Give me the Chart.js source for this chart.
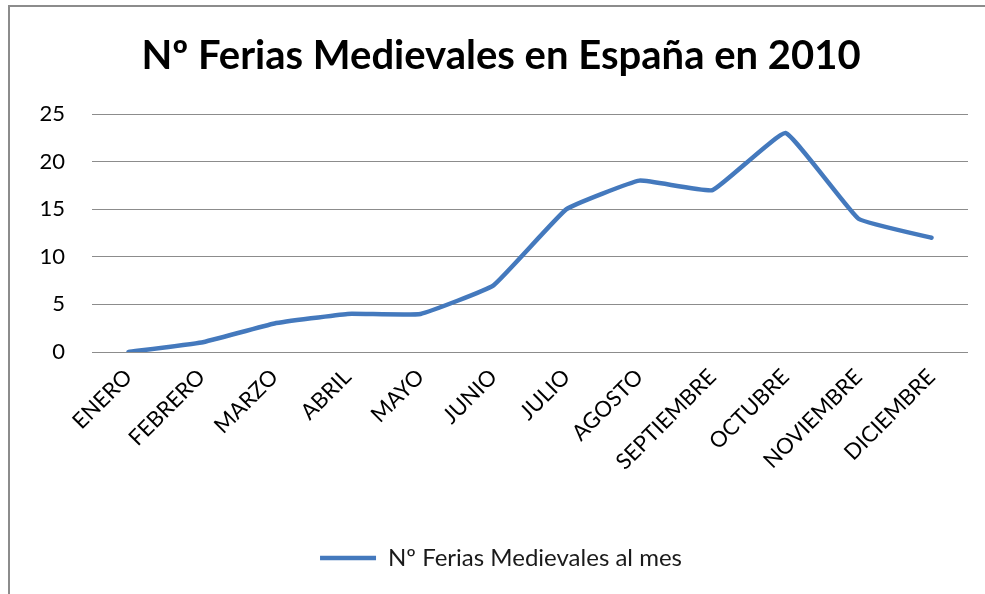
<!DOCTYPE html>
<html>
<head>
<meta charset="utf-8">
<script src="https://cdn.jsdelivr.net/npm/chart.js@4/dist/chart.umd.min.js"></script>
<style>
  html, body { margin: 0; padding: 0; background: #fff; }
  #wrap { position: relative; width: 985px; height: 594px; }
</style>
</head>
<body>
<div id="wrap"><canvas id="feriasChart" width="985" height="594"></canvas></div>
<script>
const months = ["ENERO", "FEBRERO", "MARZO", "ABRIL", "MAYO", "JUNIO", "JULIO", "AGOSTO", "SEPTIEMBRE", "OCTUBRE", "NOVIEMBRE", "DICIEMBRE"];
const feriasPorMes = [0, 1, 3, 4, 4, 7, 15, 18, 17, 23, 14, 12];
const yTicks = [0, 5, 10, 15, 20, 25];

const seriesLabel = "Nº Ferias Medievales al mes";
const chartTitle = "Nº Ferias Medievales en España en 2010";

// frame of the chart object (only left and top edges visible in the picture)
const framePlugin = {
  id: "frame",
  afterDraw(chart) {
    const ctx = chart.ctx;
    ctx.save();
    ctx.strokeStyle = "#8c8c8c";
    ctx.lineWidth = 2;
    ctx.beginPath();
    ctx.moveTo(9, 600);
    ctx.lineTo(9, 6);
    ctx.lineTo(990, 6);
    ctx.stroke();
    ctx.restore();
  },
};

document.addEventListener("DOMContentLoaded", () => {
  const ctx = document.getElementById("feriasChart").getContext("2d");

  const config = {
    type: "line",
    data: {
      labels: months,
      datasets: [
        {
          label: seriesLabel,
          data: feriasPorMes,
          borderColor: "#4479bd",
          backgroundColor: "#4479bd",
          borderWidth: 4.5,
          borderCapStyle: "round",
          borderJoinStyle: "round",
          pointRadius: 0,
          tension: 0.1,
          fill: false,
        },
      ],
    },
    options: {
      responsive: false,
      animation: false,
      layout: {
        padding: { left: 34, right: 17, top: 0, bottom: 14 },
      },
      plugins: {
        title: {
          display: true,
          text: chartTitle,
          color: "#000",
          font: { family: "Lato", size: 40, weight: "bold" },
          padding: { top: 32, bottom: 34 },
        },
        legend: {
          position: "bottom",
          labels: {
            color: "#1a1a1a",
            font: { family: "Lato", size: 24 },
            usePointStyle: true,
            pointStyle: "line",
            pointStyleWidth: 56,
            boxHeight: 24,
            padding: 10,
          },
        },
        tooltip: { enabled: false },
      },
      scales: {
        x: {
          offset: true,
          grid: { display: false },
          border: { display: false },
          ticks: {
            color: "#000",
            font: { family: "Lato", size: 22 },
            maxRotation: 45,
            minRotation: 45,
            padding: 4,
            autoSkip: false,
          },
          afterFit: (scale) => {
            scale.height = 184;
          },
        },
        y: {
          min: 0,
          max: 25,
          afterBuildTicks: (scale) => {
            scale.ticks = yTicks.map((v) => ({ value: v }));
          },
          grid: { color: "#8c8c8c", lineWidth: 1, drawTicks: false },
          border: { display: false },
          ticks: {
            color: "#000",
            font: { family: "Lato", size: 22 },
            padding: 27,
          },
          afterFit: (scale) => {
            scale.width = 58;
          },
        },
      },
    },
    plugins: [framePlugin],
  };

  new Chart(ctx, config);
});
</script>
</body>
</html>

Objective :: Pictures are excluded; output everything else in the data verbatim.

Exercise answer ::
Give me the Chart.js source for this chart.
<!DOCTYPE html>
<html>
<head>
<meta charset="utf-8">
<script src="https://cdn.jsdelivr.net/npm/chart.js@4/dist/chart.umd.min.js"></script>
<style>
  html, body { margin: 0; padding: 0; background: #fff; }
  #wrap { position: relative; width: 985px; height: 594px; }
</style>
</head>
<body>
<div id="wrap"><canvas id="feriasChart" width="985" height="594"></canvas></div>
<script>
const months = ["ENERO", "FEBRERO", "MARZO", "ABRIL", "MAYO", "JUNIO", "JULIO", "AGOSTO", "SEPTIEMBRE", "OCTUBRE", "NOVIEMBRE", "DICIEMBRE"];
const feriasPorMes = [0, 1, 3, 4, 4, 7, 15, 18, 17, 23, 14, 12];
const yTicks = [0, 5, 10, 15, 20, 25];

const seriesLabel = "Nº Ferias Medievales al mes";
const chartTitle = "Nº Ferias Medievales en España en 2010";

// frame of the chart object (only left and top edges visible in the picture)
const framePlugin = {
  id: "frame",
  afterDraw(chart) {
    const ctx = chart.ctx;
    ctx.save();
    ctx.strokeStyle = "#8c8c8c";
    ctx.lineWidth = 2;
    ctx.beginPath();
    ctx.moveTo(9, 600);
    ctx.lineTo(9, 6);
    ctx.lineTo(990, 6);
    ctx.stroke();
    ctx.restore();
  },
};

document.addEventListener("DOMContentLoaded", () => {
  const ctx = document.getElementById("feriasChart").getContext("2d");

  const config = {
    type: "line",
    data: {
      labels: months,
      datasets: [
        {
          label: seriesLabel,
          data: feriasPorMes,
          borderColor: "#4479bd",
          backgroundColor: "#4479bd",
          borderWidth: 4.5,
          borderCapStyle: "round",
          borderJoinStyle: "round",
          pointRadius: 0,
          tension: 0.1,
          fill: false,
        },
      ],
    },
    options: {
      responsive: false,
      animation: false,
      layout: {
        padding: { left: 34, right: 17, top: 0, bottom: 14 },
      },
      plugins: {
        title: {
          display: true,
          text: chartTitle,
          color: "#000",
          font: { family: "Lato", size: 40, weight: "bold" },
          padding: { top: 32, bottom: 34 },
        },
        legend: {
          position: "bottom",
          labels: {
            color: "#1a1a1a",
            font: { family: "Lato", size: 24 },
            usePointStyle: true,
            pointStyle: "line",
            pointStyleWidth: 56,
            boxHeight: 24,
            padding: 10,
          },
        },
        tooltip: { enabled: false },
      },
      scales: {
        x: {
          offset: true,
          grid: { display: false },
          border: { display: false },
          ticks: {
            color: "#000",
            font: { family: "Lato", size: 22 },
            maxRotation: 45,
            minRotation: 45,
            padding: 4,
            autoSkip: false,
          },
          afterFit: (scale) => {
            scale.height = 184;
          },
        },
        y: {
          min: 0,
          max: 25,
          afterBuildTicks: (scale) => {
            scale.ticks = yTicks.map((v) => ({ value: v }));
          },
          grid: { color: "#8c8c8c", lineWidth: 1, drawTicks: false },
          border: { display: false },
          ticks: {
            color: "#000",
            font: { family: "Lato", size: 22 },
            padding: 27,
          },
          afterFit: (scale) => {
            scale.width = 58;
          },
        },
      },
    },
    plugins: [framePlugin],
  };

  new Chart(ctx, config);
});
</script>
</body>
</html>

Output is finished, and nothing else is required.